The Douglas County Libraries work hard to be the kind of library you can see. We, too, have that ability to change lives. But we have something else -- the ability to change communities.
The point is to bring one more community asset to the table. Library participation can make the difference between a school outreach effort that works, or almost works. We can make the difference in public awareness between a crime prevention program that people know about, or that no one knows about. We can help the many good people in a community find each other. We can make a town a nicer place to live.
But to really make that happen takes something very special. It takes leadership. I'm not just talking about the leadership of library staff. I'm talking about citizen leadership.
It happens that we have an opening, right now, for a member of the Board of Trustees. This is the governing body of the Douglas County Libraries. There are 7 Trustees.

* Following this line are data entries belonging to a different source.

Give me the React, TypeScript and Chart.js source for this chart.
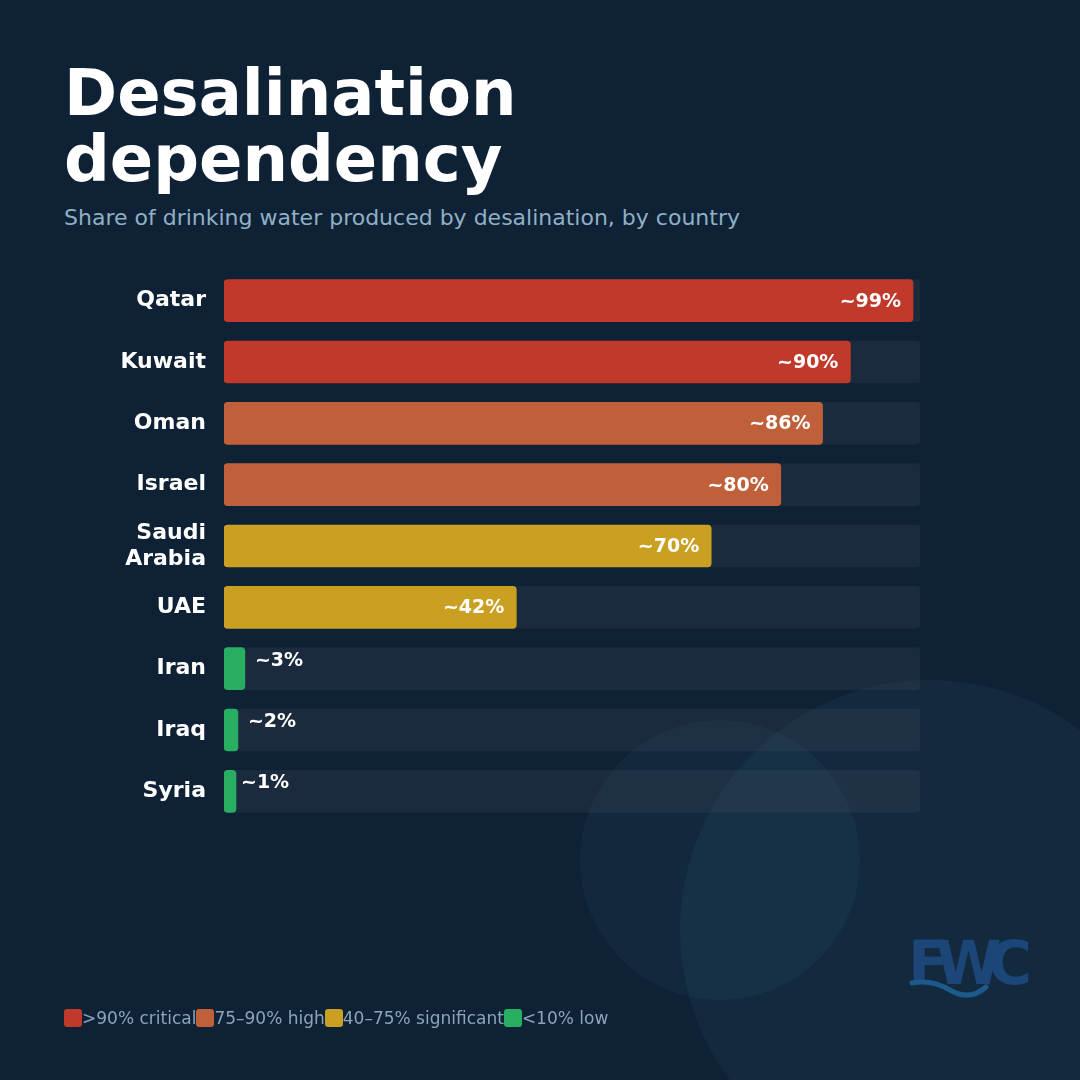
import React, { useEffect, useRef } from "react";
import { Chart, registerables } from "chart.js";

Chart.register(...registerables);

// Share of drinking water from desalination (%)
const countries: (string | string[])[] = [
  "Qatar",
  "Kuwait",
  "Oman",
  "Israel",
  ["Saudi", "Arabia"],
  "UAE",
  "Iran",
  "Iraq",
  "Syria",
];
const shares = [99, 90, 86, 80, 70, 42, 3, 2, 1];
const valueLabels = ["~99%", "~90%", "~86%", "~80%", "~70%", "~42%", "~3%", "~2%", "~1%"];

// Dependency tiers (lower bound, colour, legend text)
const tierFloors = [90, 75, 40, 0];
const tierColors = ["#c0392b", "#c0603b", "#c9a022", "#27ae60"];
const tierNames = [">90% critical", "75–90% high", "40–75% significant", "<10% low"];

const TRACK_MAX = 100;
const BG = "#0f2135";
const TRACK = "#1b2a3d";
const FONT = "'DejaVu Sans', sans-serif";

const tierColor = (v: number) => {
  const i = tierFloors.findIndex((f) => v >= f);
  return tierColors[i < 0 ? tierColors.length - 1 : i];
};

const valueLabelPlugin = {
  id: "valueLabels",
  afterDatasetsDraw(chart: any) {
    const meta = chart.getDatasetMeta(1);
    const xScale = chart.scales.x;
    const ctx = chart.ctx;
    ctx.save();
    ctx.font = `bold 19px ${FONT}`;
    ctx.fillStyle = "#ffffff";
    meta.data.forEach((bar: any, i: number) => {
      const v = shares[i];
      const label = valueLabels[i];
      ctx.textBaseline = "middle";
      if (v >= 10) {
        ctx.textAlign = "right";
        ctx.fillText(label, bar.x - 12, bar.y + 1);
      } else {
        ctx.textAlign = "left";
        ctx.fillText(label, xScale.getPixelForValue(v) + 10, bar.y - 8);
      }
    });
    ctx.restore();
  },
};

export default function App() {
  const canvasRef = useRef<HTMLCanvasElement | null>(null);

  useEffect(() => {
    document.body.style.margin = "0";
    Chart.defaults.font.family = FONT;
    const chart = new Chart(canvasRef.current as HTMLCanvasElement, {
      type: "bar",
      data: {
        labels: countries,
        datasets: [
          {
            label: "track",
            data: countries.map(() => TRACK_MAX),
            backgroundColor: TRACK,
            borderRadius: 4,
            borderSkipped: false,
            barThickness: 42,
            grouped: false,
            order: 2,
          } as any,
          {
            label: "share",
            data: shares,
            backgroundColor: shares.map(tierColor),
            borderRadius: 4,
            borderSkipped: false,
            barThickness: 42,
            minBarLength: 12,
            grouped: false,
            order: 1,
          } as any,
        ],
      },
      options: {
        indexAxis: "y",
        responsive: false,
        animation: false,
        devicePixelRatio: 1,
        layout: { padding: 0 },
        plugins: {
          legend: { display: false },
          tooltip: { enabled: false },
        },
        scales: {
          x: { display: false, min: 0, max: TRACK_MAX },
          y: {
            afterFit: (scale: any) => {
              scale.width = 160;
              scale.paddingTop = 0;
              scale.paddingBottom = 0;
            },
            grid: { display: false, drawTicks: false },
            border: { display: false },
            ticks: {
              color: "#ffffff",
              padding: 18,
              font: { family: FONT, size: 22, weight: "bold", lineHeight: 1.2 },
            },
          },
        },
      },
      plugins: [valueLabelPlugin],
    });
    return () => chart.destroy();
  }, []);

  return (
    <div
      style={{
        position: "absolute",
        left: 0,
        top: 0,
        width: 1080,
        height: 1080,
        background: BG,
        overflow: "hidden",
        fontFamily: FONT,
      }}
    >
      <div
        style={{
          position: "absolute",
          left: 64,
          top: 60,
          color: "#ffffff",
          fontWeight: "bold",
          fontSize: 64,
          lineHeight: "66px",
        }}
      >
        Desalination
        <br />
        dependency
      </div>
      <div
        style={{
          position: "absolute",
          left: 64,
          top: 204,
          color: "#8fb0c6",
          fontSize: 22,
          lineHeight: "28px",
          whiteSpace: "nowrap",
        }}
      >
        Share of drinking water produced by desalination, by country
      </div>

      <canvas
        ref={canvasRef}
        width={856}
        height={552}
        style={{ position: "absolute", left: 64, top: 270, width: 856, height: 552 }}
      />

      {/* soft decorative discs */}
      <div
        style={{
          position: "absolute",
          left: 580,
          top: 720,
          width: 280,
          height: 280,
          borderRadius: "50%",
          background: "rgba(77,145,165,0.07)",
          pointerEvents: "none",
        }}
      />
      <div
        style={{
          position: "absolute",
          left: 680,
          top: 680,
          width: 500,
          height: 500,
          borderRadius: "50%",
          background: "rgba(77,145,165,0.08)",
          pointerEvents: "none",
        }}
      />

      {/* brand mark */}
      <svg
        width={150}
        height={90}
        style={{ position: "absolute", left: 900, top: 925 }}
      >
        <text
          x={8}
          y={59}
          fill="#1b4677"
          fontFamily={FONT}
          fontWeight="bold"
          fontSize={60}
          textLength={124}
          lengthAdjust="spacing"
        >
          FWC
        </text>
        <path
          d="M12 58 Q 32 54 52 66 Q 70 76 86 62"
          stroke="#1d5a8c"
          strokeWidth={5}
          fill="none"
          strokeLinecap="round"
        />
      </svg>

      {/* tier legend */}
      <div
        style={{
          position: "absolute",
          left: 64,
          top: 1006,
          display: "flex",
          alignItems: "center",
          height: 24,
        }}
      >
        {tierNames.map((name, i) => (
          <div key={name} style={{ display: "flex", alignItems: "center" }}>
            <span
              style={{
                display: "inline-block",
                width: 18,
                height: 18,
                borderRadius: 3,
                background: tierColors[i],
              }}
            />
            <span style={{ color: "#8aa5ba", fontSize: 17, whiteSpace: "nowrap" }}>{name}</span>
          </div>
        ))}
      </div>
    </div>
  );
}
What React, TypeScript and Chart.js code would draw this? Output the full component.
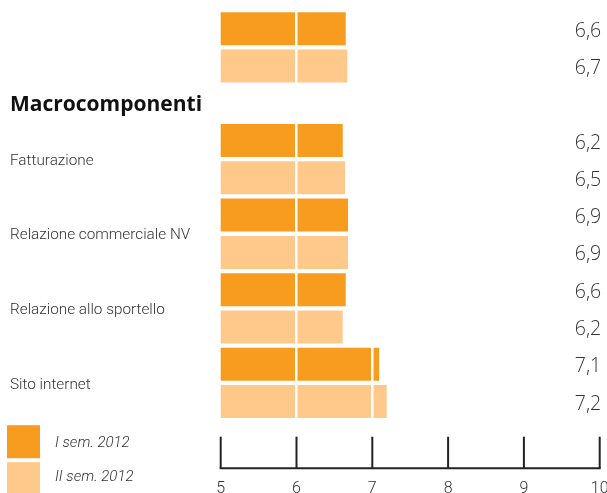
import React, { useEffect, useRef } from "react";
import { Chart, registerables } from "chart.js";

Chart.register(...registerables);

// ---- data ----
const rowKeys = [
  "totale-1", "totale-2", "header",
  "fatturazione-1", "fatturazione-2",
  "commerciale-1", "commerciale-2",
  "sportello-1", "sportello-2",
  "sito-1", "sito-2",
];
const series1Label = "I sem. 2012";
const series2Label = "II sem. 2012";
const series1Values = [6.65, null, null, 6.61, null, 6.68, null, 6.65, null, 7.09, null];
const series2Values = [null, 6.67, null, null, 6.64, null, 6.68, null, 6.61, null, 7.19];
const valueLabels = ["6,6", "6,7", "", "6,2", "6,5", "6,9", "6,9", "6,6", "6,2", "7,1", "7,2"];
const headerLabel = "Macrocomponenti";
const headerRow = 2;
const groupLabels = ["Fatturazione", "Relazione commerciale NV", "Relazione allo sportello", "Sito internet"];
const groupFirstRows = [3, 5, 7, 9];
const xTickValues = [5, 6, 7, 8, 9, 10];

// ---- styles ----
const DARK = "#F89C1F";
const LIGHT = "#FEC98B";
const TEXT = "#333333";
const FONT = "Roboto";

const overlayPlugin = {
  id: "overlay",
  afterDraw(chart: any) {
    const ctx = chart.ctx as CanvasRenderingContext2D;
    const xs = chart.scales.x;
    const ys = chart.scales.y;
    const area = chart.chartArea;
    ctx.save();
    ctx.textAlign = "left";
    ctx.textBaseline = "alphabetic";

    // header
    ctx.fillStyle = "#111111";
    ctx.font = `bold 21px "Open Sans"`;
    ctx.fillText(headerLabel, 10, ys.getPixelForValue(headerRow) + 7.7);

    // group labels
    ctx.fillStyle = TEXT;
    ctx.font = `300 15.3px ${FONT}`;
    groupLabels.forEach((g, i) => {
      const r = groupFirstRows[i];
      const cy = (ys.getPixelForValue(r) + ys.getPixelForValue(r + 1)) / 2;
      ctx.fillText(g, 10, cy + 5.7);
    });

    // value labels
    ctx.textAlign = "right";
    ctx.font = `300 19.5px "Open Sans"`;
    valueLabels.forEach((v, i) => {
      if (!v) return;
      ctx.fillText(v, area.right + 1.5, ys.getPixelForValue(i) + 8);
    });

    // x axis
    const axisY = area.bottom + 48;
    const tickTop = area.bottom + 16.5;
    ctx.strokeStyle = "#222222";
    ctx.lineWidth = 2;
    ctx.beginPath();
    ctx.moveTo(xs.getPixelForValue(xTickValues[0]) - 1, axisY);
    ctx.lineTo(xs.getPixelForValue(xTickValues[xTickValues.length - 1]) + 1, axisY);
    ctx.stroke();
    ctx.font = `300 16px ${FONT}`;
    ctx.textAlign = "center";
    ctx.fillStyle = TEXT;
    xTickValues.forEach((t) => {
      const px = xs.getPixelForValue(t);
      ctx.beginPath();
      ctx.moveTo(px, tickTop);
      ctx.lineTo(px, axisY);
      ctx.stroke();
      ctx.fillText(String(t), px, area.bottom + 73);
    });

    // legend
    const ds = chart.data.datasets;
    const legendTops = [area.bottom + 5, area.bottom + 42];
    ctx.textAlign = "left";
    ctx.font = `italic 300 15px ${FONT}`;
    ds.forEach((d: any, i: number) => {
      ctx.fillStyle = d.backgroundColor;
      ctx.fillRect(7, legendTops[i], 33, 33);
      ctx.fillStyle = TEXT;
      ctx.fillText(d.label, 55, legendTops[i] + 21.5 - i * 3);
    });
    ctx.restore();
  },
};

export default function App() {
  const ref = useRef<HTMLCanvasElement | null>(null);
  useEffect(() => {
    if (!ref.current) return;
    const chart = new Chart(ref.current, {
      type: "bar",
      data: {
        labels: rowKeys,
        datasets: [
          { label: series1Label, data: series1Values as any, backgroundColor: DARK },
          { label: series2Label, data: series2Values as any, backgroundColor: LIGHT },
        ],
      },
      options: {
        indexAxis: "y",
        animation: false,
        responsive: true,
        maintainAspectRatio: false,
        layout: { padding: { left: 220.7, right: 7.3, top: 10, bottom: 72.8 } },
        datasets: {
          bar: { grouped: false, categoryPercentage: 1, barPercentage: 0.885, borderWidth: 0 },
        } as any,
        scales: {
          x: {
            type: "linear",
            min: 5,
            max: 10,
            ticks: { display: false, stepSize: 1 },
            border: { display: false },
            grid: {
              z: 1,
              drawTicks: false,
              lineWidth: 2.5,
              color: (c: any) =>
                c.tick && c.tick.value > 5 && c.tick.value < 10 ? "#ffffff" : "rgba(0,0,0,0)",
            } as any,
          },
          y: { type: "category", display: false },
        },
        plugins: { legend: { display: false }, tooltip: { enabled: false } },
      },
      plugins: [overlayPlugin],
    });
    return () => chart.destroy();
  }, []);
  return (
    <div style={{ position: "absolute", left: 0, top: 0, width: 607, height: 493, background: "#fff" }}>
      <canvas ref={ref} />
    </div>
  );
}
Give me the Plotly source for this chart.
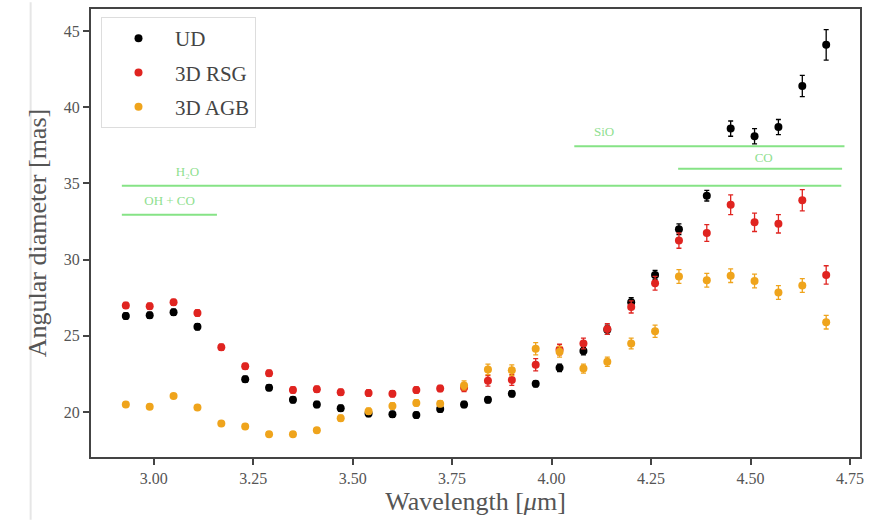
import plotly.graph_objects as go

wavelength = [2.93, 2.99, 3.05, 3.11, 3.17, 3.23, 3.29, 3.35, 3.41, 3.47,
              3.54, 3.60, 3.66, 3.72, 3.78, 3.84, 3.90, 3.96, 4.02, 4.08,
              4.14, 4.20, 4.26, 4.32, 4.39, 4.45, 4.51, 4.57, 4.63, 4.69]

ud = [26.3, 26.35, 26.55, 25.6, None, 22.15, 21.6, 20.8, 20.5, 20.25,
      19.9, 19.85, 19.8, 20.2, 20.5, 20.8, 21.2, 21.85, 22.9, 24.0,
      25.4, 27.2, 29.0, 32.0, 34.2, 38.6, 38.1, 38.7, 41.4, 44.1]
ud_err = [0.2, 0.2, 0.2, 0.2, 0.2, 0.2, 0.2, 0.2, 0.2, 0.2,
          0.2, 0.2, 0.2, 0.2, 0.2, 0.2, 0.2, 0.2, 0.25, 0.25,
          0.3, 0.3, 0.3, 0.35, 0.35, 0.5, 0.5, 0.5, 0.7, 1.0]

rsg = [27.0, 26.95, 27.2, 26.5, 24.25, 23.0, 22.55, 21.45, 21.5, 21.3,
       21.25, 21.2, 21.45, 21.55, 21.6, 22.05, 22.1, 23.1, 24.1, 24.5,
       25.45, 26.9, 28.45, 31.25, 31.75, 33.6, 32.45, 32.35, 33.9, 29.0]
rsg_err = [0.2, 0.2, 0.2, 0.2, 0.2, 0.2, 0.2, 0.2, 0.2, 0.2,
           0.2, 0.2, 0.2, 0.2, 0.25, 0.35, 0.35, 0.4, 0.35, 0.35,
           0.35, 0.4, 0.45, 0.5, 0.55, 0.65, 0.6, 0.6, 0.7, 0.6]

agb = [20.5, 20.35, 21.05, 20.3, 19.25, 19.05, 18.55, 18.55, 18.8, 19.6,
       20.05, 20.4, 20.6, 20.55, 21.75, 22.8, 22.75, 24.15, 23.95, 22.85,
       23.3, 24.5, 25.3, 28.9, 28.65, 28.95, 28.6, 27.85, 28.3, 25.9]
agb_err = [0.15, 0.15, 0.15, 0.15, 0.15, 0.15, 0.15, 0.15, 0.15, 0.2,
           0.2, 0.2, 0.2, 0.2, 0.3, 0.35, 0.35, 0.4, 0.35, 0.3,
           0.3, 0.35, 0.4, 0.45, 0.45, 0.45, 0.45, 0.45, 0.45, 0.45]

band_names = ["H\u2082O", "OH + CO", "SiO", "CO"]
band_start = [2.92, 2.92, 4.057, 4.318]
band_end = [4.728, 3.159, 4.736, 4.73]
band_level = [34.85, 32.95, 37.45, 35.97]
label_x = [3.085, 3.04, 4.132, 4.533]
label_y = [35.7, 33.8, 38.3, 36.6]

GREEN = "#86e386"
FONT = "Liberation Serif, serif"

fig = go.Figure()

for name, s, e, lv in zip(band_names, band_start, band_end, band_level):
    fig.add_trace(go.Scatter(x=[s, e], y=[lv, lv], mode="lines",
                             line=dict(color=GREEN, width=2),
                             showlegend=False, hoverinfo="skip"))

fig.add_trace(go.Scatter(
    x=label_x, y=label_y, mode="text", text=band_names,
    textfont=dict(family=FONT, size=13, color="#8fe08f"),
    showlegend=False, hoverinfo="skip"))

series = [("UD", ud, ud_err, "black"),
          ("3D RSG", rsg, rsg_err, "#e02420"),
          ("3D AGB", agb, agb_err, "#efa41c")]
for name, vals, errs, col in series:
    fig.add_trace(go.Scatter(
        x=wavelength, y=vals, mode="markers", name=name, legendgroup=name,
        marker=dict(color=col, size=8),
        error_y=dict(type="data", array=errs, color=col, thickness=1.3, width=2.5),
    ))

fig.update_layout(
    width=871, height=522,
    margin=dict(l=91, r=8, t=7, b=65),
    paper_bgcolor="white", plot_bgcolor="white",
    font=dict(family=FONT, color="#555555"),
    legend=dict(x=0.013, y=0.982, xanchor="left", yanchor="top",
                bgcolor="white", bordercolor="#dddddd", borderwidth=1,
                font=dict(family=FONT, size=21, color="#444444"),
                itemwidth=63, tracegroupgap=4),
    showlegend=True,
)
fig.update_xaxes(range=[2.8425, 4.775], tickvals=[3.0, 3.25, 3.5, 3.75, 4.0, 4.25, 4.5, 4.75],
                 ticktext=["3.00", "3.25", "3.50", "3.75", "4.00", "4.25", "4.50", "4.75"],
                 ticks="outside", ticklen=6, tickwidth=1.5, tickcolor="#444444",
                 showgrid=False, zeroline=False, showline=True, linecolor="#444444",
                 linewidth=2, mirror=True,
                 tickfont=dict(family=FONT, size=16, color="#555555"),
                 title=dict(text="Wavelength [<i>\u03bc</i>m]", font=dict(family=FONT, size=26, color="#555555"),
                            standoff=2))
fig.update_yaxes(range=[17.05, 46.45], tickvals=[20, 25, 30, 35, 40, 45],
                 ticks="outside", ticklen=6, tickwidth=1.5, tickcolor="#444444",
                 showgrid=False, zeroline=False, showline=True, linecolor="#444444",
                 linewidth=2, mirror=True,
                 tickfont=dict(family=FONT, size=16, color="#555555"),
                 title=dict(text="Angular diameter [mas]", font=dict(family=FONT, size=26, color="#555555"),
                            standoff=10))

fig.add_shape(type="line", xref="paper", yref="paper", x0=-0.0785, x1=-0.0785, y0=-0.14, y1=1.015,
              line=dict(color="#e6e6e6", width=2))

fig.write_html("out.html")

They have terms of 3 years -- and if you like it (and are doing well!), you can sign up for a total of 4 terms.
The job description is pretty straightforward: to adopt policy, to set direction, to approve the budget, and to guide and evaluate the director (me).
Trustees are recommended for appointment by the rest of the Board. (They invite candidates in for an interview first.) The appointing authority, however, is the Board of County Commissioners. Each of the three commissioners may appoint two Trustees. The seventh is "at large," and is appointed by whichever commissioner represents that person.
The current library trustee vacancy is in Commissioner District 2 (Jim Sullivan's district) -- which encompasses all of Castle Rock, and most of the southern half of the county.
Right now, for the first time in the 13 years I've been here, we've got an imbalance of gender on the library board: 5 men, and just 1 woman. While there aren't any real rules about this, there are certainly far more women who USE the library than men.
So this is a call to some enterprising, community-minded woman with an interest in helping the library help the people around it live richer, deeper lives.
What's in it for you? Well, we can't PAY board members. But we do feed you at least once a month. And as long as you're a board member, you're exempt from fines. To the genuine library user, that's as good as a tax rebate.
If you've got the interest and the time (between 4 and 20 hours a month, depending upon what's up), and you really do want to make a difference, then please, by September 3, 2003, send a letter of interest, and a resume to
Board Applications
c/o Douglas County Libraries
312 Wilcox
Suite 204
Castle Rock CO 80104
Or email powendelay@dclibraries.org.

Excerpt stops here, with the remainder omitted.